Published:Tuesday | November 25, 2014 | 12:00 AM
Eduardo Vidal, 36, centre, eats with others at the Padre Chava migrant shelter, in Tijuana, Mexico. Vidal was deported from the United States November 6 from Palmdale, California, where he lived with his wife and five children.
The Romero-Morales family, from left to right, Kevin, Jorge, Clara, Alan, and Naethan, The parents, Clara and Jorge, will likely qualify for relief from deportation, because two of their sons are US citizens, but they are afraid the relief might only be temporary, and Republicans could eventually take it away.


The rhetoric is barbed, but Republican presidential hopefuls generally fell in line behind the voices of restraint in the wake of President Barack Obama’s order blocking deportation for millions of immigrants in the country unlawfully.

Former Senator Rick Santorum, a tea party favourite in the 2012 race, urged the Republican leadership in Congress to “use any means available to stop this unconstitutional attack on our liberty”.




Senator Rand Paul of Kentucky, who once filibustered the nomination of John Brennan as CIA director in a dispute over surveillance of US citizens, said: “I will not sit idly by and let the president bypass Congress and our Constitution.”

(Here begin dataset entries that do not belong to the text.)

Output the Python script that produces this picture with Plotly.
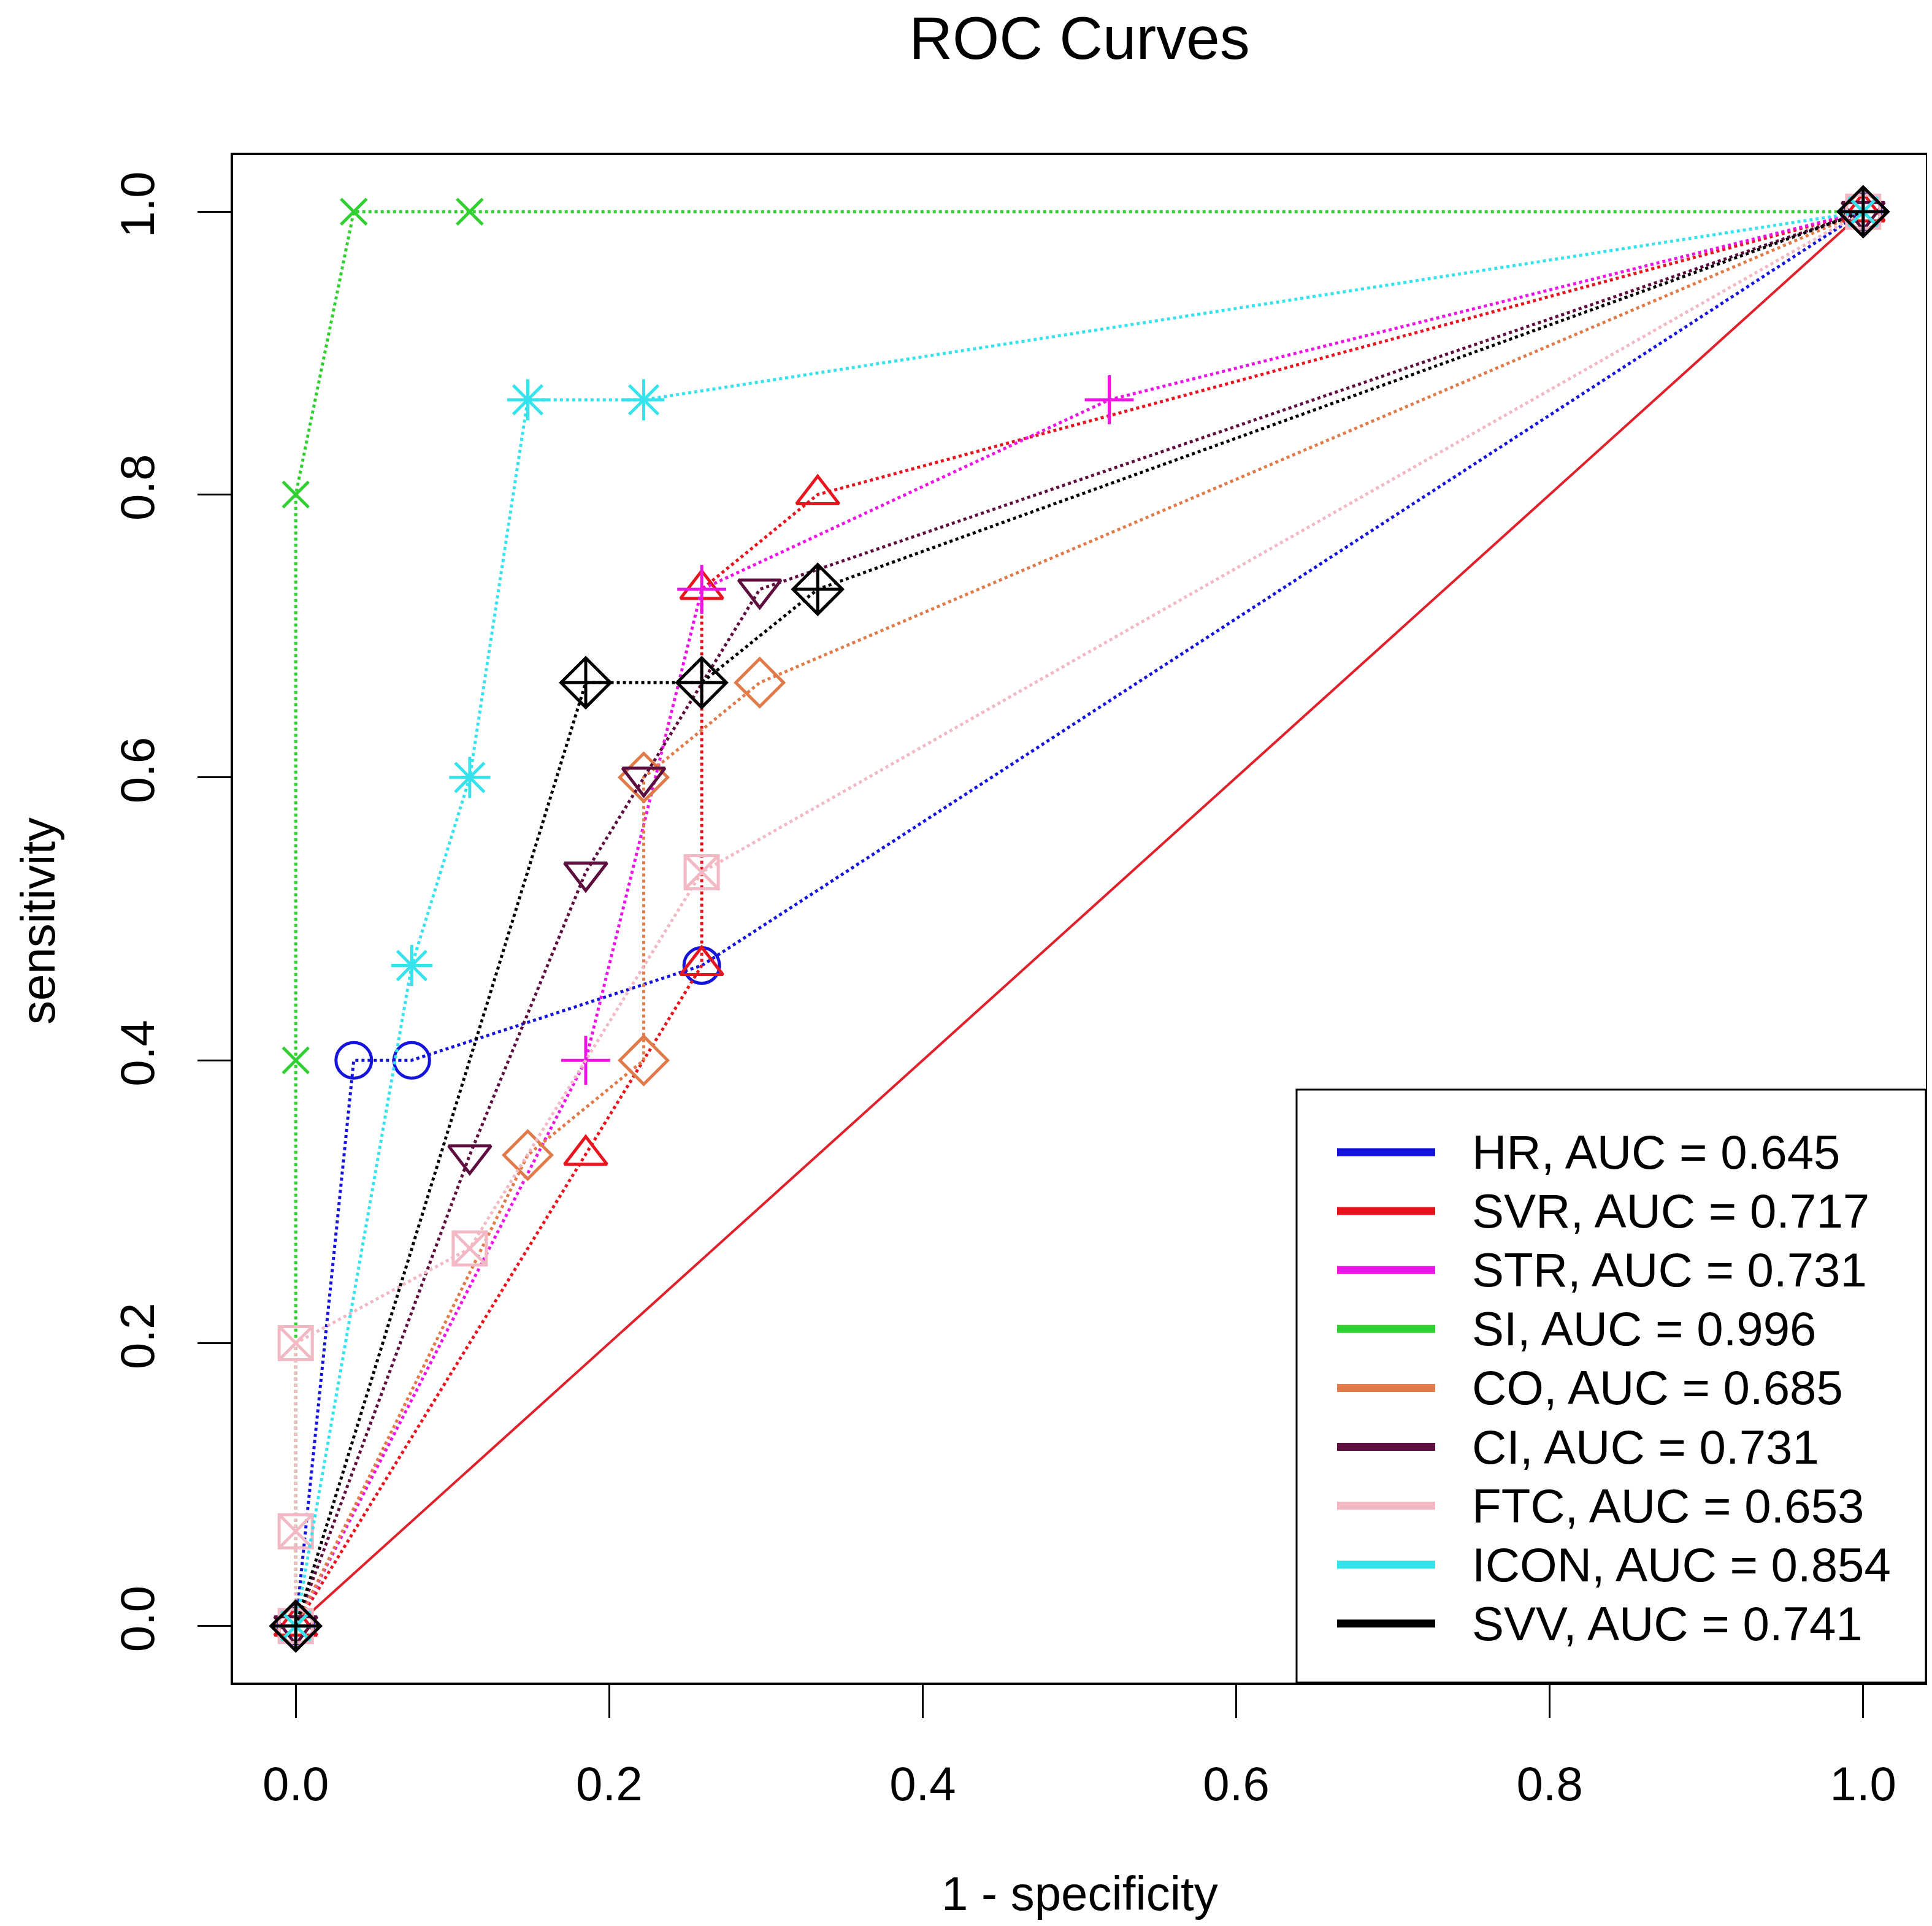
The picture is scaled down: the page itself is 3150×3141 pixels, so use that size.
import plotly.graph_objects as go

# ROC points (1 - specificity, sensitivity)
names = ["HR", "SVR", "STR", "SI", "CO", "CI", "FTC", "ICON", "SVV"]
auc = [0.645, 0.717, 0.731, 0.996, 0.685, 0.731, 0.653, 0.854, 0.741]

hr_x = [0, 0.037, 0.074, 0.259, 1]
hr_y = [0, 0.4, 0.4, 0.467, 1]
svr_x = [0, 0.185, 0.259, 0.259, 0.333, 1]
svr_y = [0, 0.333, 0.467, 0.733, 0.8, 1]
str_x = [0, 0.185, 0.259, 0.519, 1]
str_y = [0, 0.4, 0.733, 0.867, 1]
si_x = [0, 0, 0, 0.037, 0.111, 1]
si_y = [0, 0.4, 0.8, 1, 1, 1]
co_x = [0, 0.148, 0.222, 0.222, 0.296, 1]
co_y = [0, 0.333, 0.4, 0.6, 0.667, 1]
ci_x = [0, 0.111, 0.185, 0.222, 0.296, 1]
ci_y = [0, 0.333, 0.533, 0.6, 0.733, 1]
ftc_x = [0, 0, 0, 0.111, 0.259, 1]
ftc_y = [0, 0.067, 0.2, 0.267, 0.533, 1]
icon_x = [0, 0.074, 0.111, 0.148, 0.222, 1]
icon_y = [0, 0.467, 0.6, 0.867, 0.867, 1]
svv_x = [0, 0.185, 0.259, 0.333, 1]
svv_y = [0, 0.667, 0.667, 0.733, 1]

xs = [hr_x, svr_x, str_x, si_x, co_x, ci_x, ftc_x, icon_x, svv_x]
ys = [hr_y, svr_y, str_y, si_y, co_y, ci_y, ftc_y, icon_y, svv_y]

colors = ["#1414DC", "#E8141E", "#EE14E6", "#30D030", "#E07A48",
          "#5E0E3E", "#F2B8C4", "#36E2EC", "#000000"]
symbols = ["circle-open", "triangle-up-open", "cross-thin-open", "x-thin-open",
           "diamond-open", "triangle-down-open", "square-x-open",
           "asterisk-open", "diamond-cross-open"]
sizes = [58, 60, 57, 42, 60, 60, 54, 56, 62]

W, H = 3150, 3141
L, R, T, B = 372, 3132, 245, 2736   # plot box in pixels
FONT = "Liberation Sans"

fig = go.Figure()

# chance line
fig.add_trace(go.Scatter(x=[0, 1], y=[0, 1], mode="lines",
                         line=dict(color="#E0202A", width=4), showlegend=False))

for i in range(len(names)):
    fig.add_trace(go.Scatter(
        x=xs[i], y=ys[i], mode="lines+markers", name=names[i],
        line=dict(color=colors[i], width=5, dash="dot"),
        marker=dict(symbol=symbols[i], size=sizes[i], color=colors[i],
                    line=dict(color=colors[i], width=5)),
        showlegend=False))

# legend box drawn in the lower right corner like base R's legend()
pw, ph = R - L, B - T
def px(xp):
    return (xp - L) / pw
def py(yp):
    return (B - yp) / ph

shapes = [dict(type="rect", xref="paper", yref="paper",
               x0=px(2106), x1=1, y0=0, y1=py(1769),
               line=dict(color="black", width=3), fillcolor="white", layer="above")]
annotations = []
row0, step = 1871, 96.1
for i, nm in enumerate(names):
    yy = py(row0 + step * i)
    shapes.append(dict(type="line", xref="paper", yref="paper",
                       x0=px(2172), x1=px(2332), y0=yy, y1=yy,
                       line=dict(color=colors[i], width=13), layer="above"))
    annotations.append(dict(xref="paper", yref="paper", x=px(2390), y=yy,
                            text=f"{nm}, AUC = {auc[i]:.3f}", showarrow=False,
                            xanchor="left", yanchor="middle",
                            font=dict(family=FONT, size=78, color="black")))

# axis titles
annotations.append(dict(xref="paper", yref="paper", x=0.5, y=0, yshift=-(3080 - B),
                        text="1 - specificity", showarrow=False, yanchor="middle",
                        font=dict(family=FONT, size=78, color="black")))
annotations.append(dict(xref="paper", yref="paper", x=0, y=0.5, xshift=-(L - 54),
                        yshift=(B + T) / 2 - 1494,
                        text="sensitivity", showarrow=False, textangle=-90,
                        xanchor="center", font=dict(family=FONT, size=78, color="black")))

axis_common = dict(range=[-0.04, 1.04], tickvals=[0, 0.2, 0.4, 0.6, 0.8, 1.0],
                   ticktext=["0.0", "0.2", "0.4", "0.6", "0.8", "1.0"],
                   showgrid=False, zeroline=False, showline=True, mirror=True,
                   linecolor="black", linewidth=4, ticks="outside", ticklen=54,
                   tickwidth=3, tickcolor="black",
                   tickfont=dict(family=FONT, size=78, color="black"))

fig.update_layout(
    width=W, height=H,
    margin=dict(l=L, r=W - R, t=T, b=H - B),
    paper_bgcolor="white", plot_bgcolor="white",
    title=dict(text="ROC Curves", x=(L + R) / 2 / W, xanchor="center",
               y=1 - 54 / H, yanchor="middle", yref="container",
               font=dict(family=FONT, size=98, color="black")),
    xaxis=dict(**axis_common, ticklabelstandoff=40),
    yaxis=dict(**axis_common, tickangle=-90, ticklabelstandoff=40),
    shapes=shapes, annotations=annotations,
    showlegend=False,
)

fig.write_html("out.html")
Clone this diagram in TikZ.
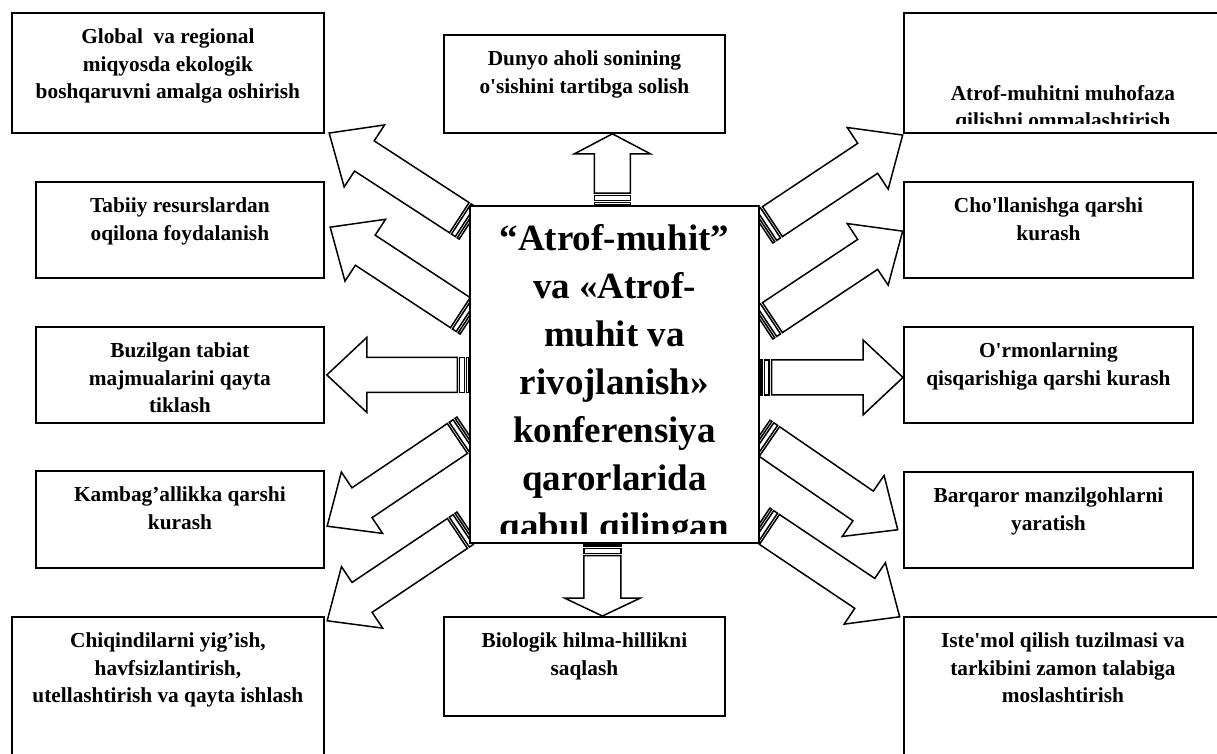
\documentclass[tikz,border=0pt]{standalone}
\usepackage{fontspec}
\setmainfont{Liberation Serif}
\usetikzlibrary{calc,backgrounds}

% text of a box: [top to first baseline]{width}{height}{lines}
\newcommand\btext[4][18.6pt]{\parbox[t][#3][t]{#2}{\centering\rule{0pt}{#1}#4}}

% striped arrow: {tail}{tip}{shaft half width}{head half width}{head length}, in px
\newcommand\sarrow[5]{%
  \path let \p1=($(#2)-(#1)$) in \pgfextra{%
    \pgfmathsetmacro\arrang{atan2(\y1,\x1)}\xdef\arrang{\arrang}%
    \pgfmathsetmacro\arrlen{veclen(\x1,\y1)/0.6}\xdef\arrlen{\arrlen}};
  \begin{scope}[shift={(#1)}, rotate=\arrang, x=0.6pt, y=0.6pt]
    \pgfmathsetmacro\arrss{2*#4}
    \draw[arrowline] (0,-#3) rectangle (\arrss/32,#3);
    \draw[arrowline] (\arrss/16,-#3) rectangle (\arrss/8,#3);
    \draw[arrowline] (5*\arrss/32,-#3) -- (\arrlen-#5,-#3) -- (\arrlen-#5,-#4)
      -- (\arrlen,0) -- (\arrlen-#5,#4) -- (\arrlen-#5,#3) -- (5*\arrss/32,#3) -- cycle;
  \end{scope}}

\begin{document}
\begin{tikzpicture}[x=0.6pt, y=-0.6pt,
    box/.style={draw, line width=1.1pt, fill=white, inner sep=0pt, anchor=north west,
      font=\bfseries\fontsize{12.8}{16.5}\selectfont},
    arrowline/.style={line width=0.9pt, fill=white, line join=miter}]
  \useasboundingbox (0,0) rectangle (1217,753);

  % left column
  \node[box] (glob) at (11,12) {\btext{187.2pt}{72pt}{Global\ \ va regional\\miqyosda ekologik\\boshqaruvni amalga oshirish}};
  \node[box] (tabiiy) at (35,181) {\btext{172.8pt}{57.6pt}{Tabiiy resurslardan\\oqilona foydalanish}};
  \node[box] (buzil) at (35,326) {\btext{172.8pt}{57.6pt}{Buzilgan tabiat\\majmualarini qayta\\tiklash}};
  \node[box] (kamb) at (35,470) {\btext{172.8pt}{58.2pt}{Kambag’allikka qarshi\\kurash}};
  \node[box] (chiq) at (11,616) {\btext{187.2pt}{86.4pt}{Chiqindilarni yig’ish,\\havfsizlantirish,\\utellashtirish va qayta ishlash}};

  % middle
  \node[box] (dunyo) at (443,34) {\btext{168.6pt}{58.8pt}{Dunyo aholi sonining\\o\textquotesingle{}sishini tartibga solish}};
  \node[box] (biol) at (443,616) {\btext{168.6pt}{59.4pt}{Biologik hilma-hillikni\\saqlash}};
  \node[box] (c) at (469,205) {\btext{173.4pt}{202.2pt}{}};

  % right column
  \node[box] (atrof) at (903,12) {\btext{190.8pt}{72pt}{}};
  \node[box] (choll) at (903,181) {\btext{173.4pt}{57.6pt}{Cho\textquotesingle{}llanishga qarshi\\kurash}};
  \node[box] (ormon) at (903,326) {\btext{173.4pt}{57.6pt}{O\textquotesingle{}rmonlarning\\qisqarishiga qarshi kurash}};
  \node[box] (barq) at (903,471) {\btext{173.4pt}{57.6pt}{Barqaror manzilgohlarni\\yaratish}};
  \node[box] (istem) at (903,616) {\btext{190.8pt}{86.4pt}{Iste\textquotesingle{}mol qilish tuzilmasi va\\tarkibini zamon talabiga\\moslashtirish}};

  % texts cut off by their boxes
  \begin{scope}
    \clip (c.north west) rectangle ($(c.south east)+(0,-10)$);
    \node[anchor=north, inner sep=0pt, font=\bfseries\fontsize{22.2}{28.8}\selectfont] (ctext) at (c.north)
      {\parbox[t]{173.4pt}{\centering\rule{0pt}{27pt}“Atrof-muhit”\\va «Atrof-\\muhit va\\rivojlanish»\\konferensiya\\qarorlarida\\qabul qilingan}};
  \end{scope}
  \begin{scope}
    \clip (atrof.north west) rectangle ($(atrof.south east)+(0,-10)$);
    \node[anchor=north, inner sep=0pt, font=\bfseries\fontsize{12.8}{16.5}\selectfont] (atext) at (atrof.north)
      {\parbox[t]{190.8pt}{\centering\rule{0pt}{52.8pt}Atrof-muhitni muhofaza\\qilishni ommalashtirish}};
  \end{scope}

  % tails on the centre box
  \coordinate (t1) at ($(c.north west)+(0,19)$);
  \coordinate (t2) at ($(c.north west)+(1,114)$);
  \coordinate (t3) at ($(c.west)+(0,0.5)$);
  \coordinate (t4) at ($(c.north west)+(-2,227)$);
  \coordinate (t5) at ($(c.north west)+(-2,322)$);
  \coordinate (t6) at ($(c.north east)+(3,23)$);
  \coordinate (t7) at ($(c.north east)+(3,119)$);
  \coordinate (t8) at ($(c.east)+(0,3)$);
  \coordinate (t9) at ($(c.north east)+(0,230)$);
  \coordinate (t10) at ($(c.north east)+(0,318)$);
  \coordinate (t11) at ($(c.north)+(-2,0)$);
  \coordinate (t12) at ($(c.south)+(-12,0)$);
  % tips at the outer boxes
  \coordinate (h1) at ($(glob.south east)+(4,-1)$);
  \coordinate (h2) at ($(tabiiy.east)+(5,-3)$);
  \coordinate (h3) at ($(t3 -| buzil.east)+(2,0)$);
  \coordinate (h4) at ($(kamb.east)+(2,7)$);
  \coordinate (h5) at ($(chiq.north east)+(2,5)$);
  \coordinate (h6) at ($(atrof.south west)+(0,1)$);
  \coordinate (h7) at ($(choll.west)+(0,1)$);
  \coordinate (h8) at (t8 -| ormon.west);
  \coordinate (h9) at ($(barq.west)+(-5,10)$);
  \coordinate (h10) at ($(istem.north west)+(-3,1)$);
  \coordinate (h11) at (t11 |- dunyo.south);
  \coordinate (h12) at (t12 |- biol.north);

  \begin{scope}[on background layer]
    \sarrow{t1}{h1}{18}{37}{42}
    \sarrow{t2}{h2}{18}{37}{42}
    \sarrow{t3}{h3}{17.5}{37.5}{40}
    \sarrow{t4}{h4}{18}{37}{42}
    \sarrow{t5}{h5}{18}{37}{42}
    \sarrow{t6}{h6}{18}{37}{42}
    \sarrow{t7}{h7}{18}{37}{42}
    \sarrow{t8}{h8}{17.5}{37.5}{40}
    \sarrow{t9}{h9}{18}{37}{42}
    \sarrow{t10}{h10}{18}{37}{42}
    \sarrow{t11}{h11}{18}{38}{20}
    \sarrow{t12}{h12}{18.5}{38}{18}
  \end{scope}
\end{tikzpicture}
\end{document}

Senator Marco Rubio of Florida, who voted for the bipartisan bill that cleared the Senate in 2013, said the Congress should try to unravel Obama’s actions, and he called for Republicans to call a vote early next year on a strict immigration enforcement bill.

Yet he, like nearly all other potential presidential contenders, offered no specifics on what sort of response they favour to try and force a presidential retreat.

Senator Ted Cruz of Texas has been an exception. He said the new Republican-controlled Senate that takes office in January should refuse to confirm any of Obama’s nominees except for vital national security positions as long as the president’s order remains in effect.

Interviewed on Fox on

the weekend, he also said Republicans should “use the power of the purse” to attach conditions to funding, but offered no details. He disputed the suggestion that the government shutdown of a year ago inflicted long-lasting damage on the party, noting its sweeping mid-term election victories.